Zebulon offers the Afro-funk of the Superpowers. Pete’s Candy Store, which doesn’t charge a cover, has the mellow Benjamin Cartel, Brando Skirts and the Crimea, as well as French wine for $6 a glass. Monkey Town, a restaurant and performance space, offers the raw-voiced powerhouse Shilpa Ray, the raucous Wild Yaks and Lone Wolf & Cub, a group with the irresistible lineup of drums, vocals and trapeze.

For Brooklyn lovers who think the words “Williamsburg” and “New Year’s Eve” foretell a kind of night-life torture, there are plenty of bargains in other neighborhoods. In Park Slope the cozy Barbès is presenting “a very Brazilian New Year’s Eve” with Nation Beat. At the Bell House, a new club in Gowanus, you can dance to 1960s soul and R&B and take in the neo-burlesque of the World Famous Pontani Sisters.

In the East Village the entertainment ranges from highbrow singer- songwriters to retro country bands. At the Stone, a tiny but vital shrine to experimental music, Joan as Police Woman plays two sets of her moody, entrancing songs. The fare is a bit more lively at Banjo Jim’s, with the self-described “high-octane honky- tonk” of Sean Kershaw and the New Jack Ramblers.

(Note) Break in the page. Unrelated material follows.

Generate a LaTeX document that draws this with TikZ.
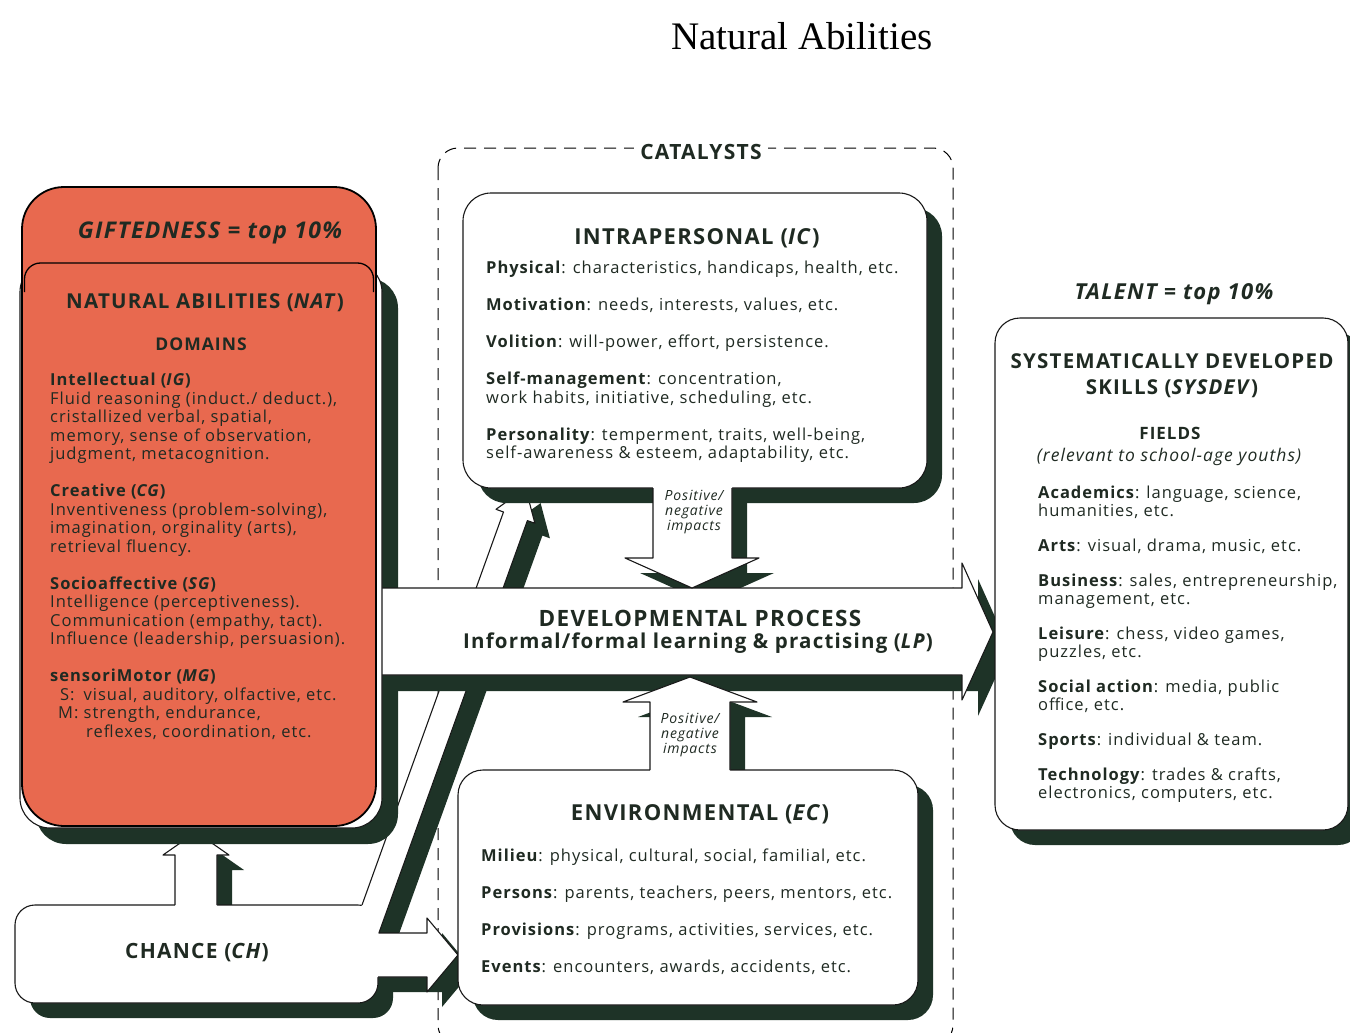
\documentclass[tikz,border=0pt]{standalone}
\usepackage{fontspec}
\setmainfont{Open Sans}[LetterSpace=6]
\newfontfamily\titlefont{Liberation Serif}
\definecolor{shdc}{HTML}{1E3327}
\definecolor{orangec}{HTML}{E8694F}
\definecolor{txt}{HTML}{1F2A22}
\newcommand\PchUp{(175,910) -- (175,855) -- (163,855) -- (196,832) -- (229,855) -- (217,855) -- (217,910) -- cycle}
\newcommand\PchBand{(349.4,940) -- (503.5,512) -- (496,509.3) -- (525.6,488.1) -- (534.9,523.3) -- (527.4,520.6) -- (376.4,940) -- cycle}
\newcommand\PchRight{(360,933) -- (427,933) -- (427,918) -- (458,955) -- (427,992) -- (427,977) -- (360,977) -- cycle}
\newcommand\Pproc{(370,588) -- (962,588) -- (962,563) -- (993,632) -- (962,700) -- (962,675) -- (370,675) -- cycle}
\newcommand\PintraArrow{(653,483) -- (653,558) -- (625,558) -- (692,588) -- (759,558) -- (732,558) -- (732,483) -- cycle}
\newcommand\PenvArrow{(650,775) -- (650,702) -- (623,702) -- (690,677) -- (757,702) -- (730,702) -- (730,775) -- cycle}
\begin{document}
\begin{tikzpicture}[x=1pt,y=-1pt,
  outl/.style={draw=black!90, line width=1.1pt, line join=round},
  card/.style={fill=white, draw=black!90, line width=1.1pt},
  body/.style={font=\fontsize{16.5}{18.5}\selectfont, text=txt, align=left, anchor=north west, inner sep=0pt},
  hd/.style={font=\fontsize{22}{24}\selectfont\bfseries, text=txt, inner sep=0pt},
  imp/.style={font=\fontsize{14}{15}\selectfont\itshape, text=txt, align=center, inner sep=0pt}]
\useasboundingbox (0,0) rectangle (1350,1033);
\fill[white] (0,0) rectangle (1350,1033);

% title
\node[font=\titlefont\fontsize{39}{44}\selectfont, text=black] (title) at (802,36) {Natural Abilities};

% catalysts frame
\draw[line width=1pt, dash pattern=on 12pt off 8pt, rounded corners=20] (438,148) rectangle (953,1045);
\node[fill=white, font=\fontsize{21}{22}\selectfont\bfseries, text=txt, inner xsep=6pt, inner ysep=2pt] (cat) at (701,152) {CATALYSTS};

% ---------- chance layer
\begin{scope}[shift={(15,15)}]
  \fill[shdc, rounded corners=20] (15,905) rectangle (378,1003);
  \fill[shdc] \PchUp;
  \fill[shdc] \PchBand;
  \fill[shdc] \PchRight;
\end{scope}
\filldraw[card, rounded corners=20] (15,905) rectangle (378,1003);
\fill[white] \PchUp;
\fill[white] \PchBand;
\fill[white] \PchRight;
\draw[outl] (175,905) -- (175,855) -- (163,855) -- (196,832) -- (229,855) -- (217,855) -- (217,905);
\draw[outl] (362,905) -- (503.5,512) -- (496,509.3) -- (525.6,488.1) -- (534.9,523.3) -- (527.4,520.6) -- (378.9,933) -- (427,933) -- (427,918) -- (458,955) -- (427,992) -- (427,977) -- (378,977);

% ---------- main layer shadows
\begin{scope}[shift={(16,16)}]
  \fill[shdc, rounded corners=30] (20,262) rectangle (382,828);
  \fill[shdc] \Pproc;
\end{scope}
\begin{scope}[shift={(15,15)}]
  \fill[shdc, rounded corners=28] (463,193) rectangle (927,488);
  \fill[shdc] \PintraArrow;
  \fill[shdc, rounded corners=25] (458,770) rectangle (918,1005);
  \fill[shdc] \PenvArrow;
  \fill[shdc, rounded corners=25] (995,318) rectangle (1348,830);
\end{scope}

% process arrow
\fill[white] \Pproc;
\draw[outl] (380,588) -- (962,588) -- (962,563) -- (993,632) -- (962,700) -- (962,675) -- (380,675);

% natural abilities
\filldraw[card, rounded corners=30] (20,262) rectangle (382,828);
\filldraw[fill=orangec, draw=black, line width=1.8pt, rounded corners=42] (22,187) rectangle (376,826);
\draw[line width=1.3pt, rounded corners=16] (24.5,292) -- (24.5,263) -- (373.5,263) -- (373.5,292);

% intrapersonal
\filldraw[card, rounded corners=28] (463,193) rectangle (927,488);
\fill[white] \PintraArrow;
\draw[outl] (653,488) -- (653,558) -- (625,558) -- (692,588) -- (759,558) -- (732,558) -- (732,488);

% environmental
\filldraw[card, rounded corners=25] (458,770) rectangle (918,1005);
\fill[white] \PenvArrow;
\draw[outl] (650,770) -- (650,702) -- (623,702) -- (690,677) -- (757,702) -- (730,702) -- (730,770);

% talent
\filldraw[card, rounded corners=25] (995,318) rectangle (1348,830);

% ---------- texts
\node[font=\fontsize{23}{26}\selectfont\bfseries\itshape, text=txt] (gift) at (210,233) {GIFTEDNESS = top 10\%};
\node[hd, font=\fontsize{20.5}{22}\selectfont\bfseries] (nathd) at (205,303) {NATURAL ABILITIES (\textit{NAT})};
\node[font=\fontsize{17.5}{18}\selectfont\bfseries, text=txt] (dom) at (201,344) {DOMAINS};
\node[body] (natbody) at (50,373) {\textbf{Intellectual (\textit{IG})}\\
Fluid reasoning (induct./ deduct.),\\
cristallized verbal, spatial,\\
memory, sense of observation,\\
judgment, metacognition.\\[18.5pt]
\textbf{Creative (\textit{CG})}\\
Inventiveness (problem-solving),\\
imagination, orginality (arts),\\
retrieval fluency.\\[18.5pt]
\textbf{Socioaffective (\textit{SG})}\\
Intelligence (perceptiveness).\\
Communication (empathy, tact).\\
Influence (leadership, persuasion).\\[18.5pt]
\textbf{sensoriMotor (\textit{MG})}\\
\hspace*{10pt}S:\hspace*{9pt}visual, auditory, olfactive, etc.\\
\hspace*{8pt}M: strength, endurance,\\
\hspace*{36pt}reflexes, coordination, etc.};

\node[hd] (intrahd) at (697,238) {INTRAPERSONAL (\textit{IC})};
\node[body] (intrabody) at (486,261) {\textbf{Physical}: characteristics, handicaps, health, etc.\\[18.5pt]
\textbf{Motivation}: needs, interests, values, etc.\\[18.5pt]
\textbf{Volition}: will-power, effort, persistence.\\[18.5pt]
\textbf{Self-management}: concentration,\\
work habits, initiative, scheduling, etc.\\[18.5pt]
\textbf{Personality}: temperment, traits, well-being,\\
self-awareness \& esteem, adaptability, etc.};

\node[imp] (imp1) at (694,512) {Positive/\\negative\\impacts};
\node[imp] (imp2) at (690,735) {Positive/\\negative\\impacts};

\node[hd, font=\fontsize{22.5}{24}\selectfont\bfseries] (proc1) at (700,618) {DEVELOPMENTAL PROCESS};
\node[hd, font=\fontsize{20.5}{24}\selectfont\bfseries] (proc2) at (698,643) {Informal/formal learning \& practising (\textit{LP})};

\node[hd] (envhd) at (700,814) {ENVIRONMENTAL (\textit{EC})};
\node[body] (envbody) at (481,849) {\textbf{Milieu}: physical, cultural, social, familial, etc.\\[18.5pt]
\textbf{Persons}: parents, teachers, peers, mentors, etc.\\[18.5pt]
\textbf{Provisions}: programs, activities, services, etc.\\[18.5pt]
\textbf{Events}: encounters, awards, accidents, etc.};

\node[hd, font=\fontsize{21}{22}\selectfont\bfseries] (chhd) at (197,953) {CHANCE (\textit{CH})};

\node[font=\fontsize{22}{24}\selectfont\bfseries\itshape, text=txt] (talent) at (1174,294) {TALENT = top 10\%};
\node[hd, font=\fontsize{20.5}{26}\selectfont\bfseries, align=center] (talhd) at (1172,376) {SYSTEMATICALLY DEVELOPED\\SKILLS (\textit{SYSDEV})};
\node[font=\fontsize{17}{18}\selectfont\bfseries, text=txt] (fields) at (1170,433) {FIELDS};
\node[font=\fontsize{17.5}{18}\selectfont\itshape, text=txt] (relev) at (1169,457) {(relevant to school-age youths)};
\node[body, font=\fontsize{16.5}{17.7}\selectfont] (talbody) at (1038,486) {\textbf{Academics}: language, science,\\
humanities, etc.\\[17.5pt]
\textbf{Arts}: visual, drama, music, etc.\\[17.5pt]
\textbf{Business}: sales, entrepreneurship,\\
management, etc.\\[17.5pt]
\textbf{Leisure}: chess, video games,\\
puzzles, etc.\\[17.5pt]
\textbf{Social action}: media, public\\
office, etc.\\[17.5pt]
\textbf{Sports}: individual \& team.\\[17.5pt]
\textbf{Technology}: trades \& crafts,\\
electronics, computers, etc.};
\end{tikzpicture}
\end{document}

And looking at the calendar for the Lit Lounge, you’d never guess that everywhere else it’s the most expensive night of the year: the cover is $6, same as ever. The attractions include Henny C, Soundscapes, French Horn Rebellion, Aloke and Action Painters.

At the Living Room on the Lower East Side, the evening of “Auld Twang Syne” — bluegrass and old-timey country and blues — features Fresh Baked, the Second Fiddles, the Friddles, Blue Harvest and the Birdhive Boys, and includes Champagne at midnight. And for those who prefer a little more participation, the nearby Cake Shop will have karaoke well into the night.

How about “Money (That’s What I Want)”?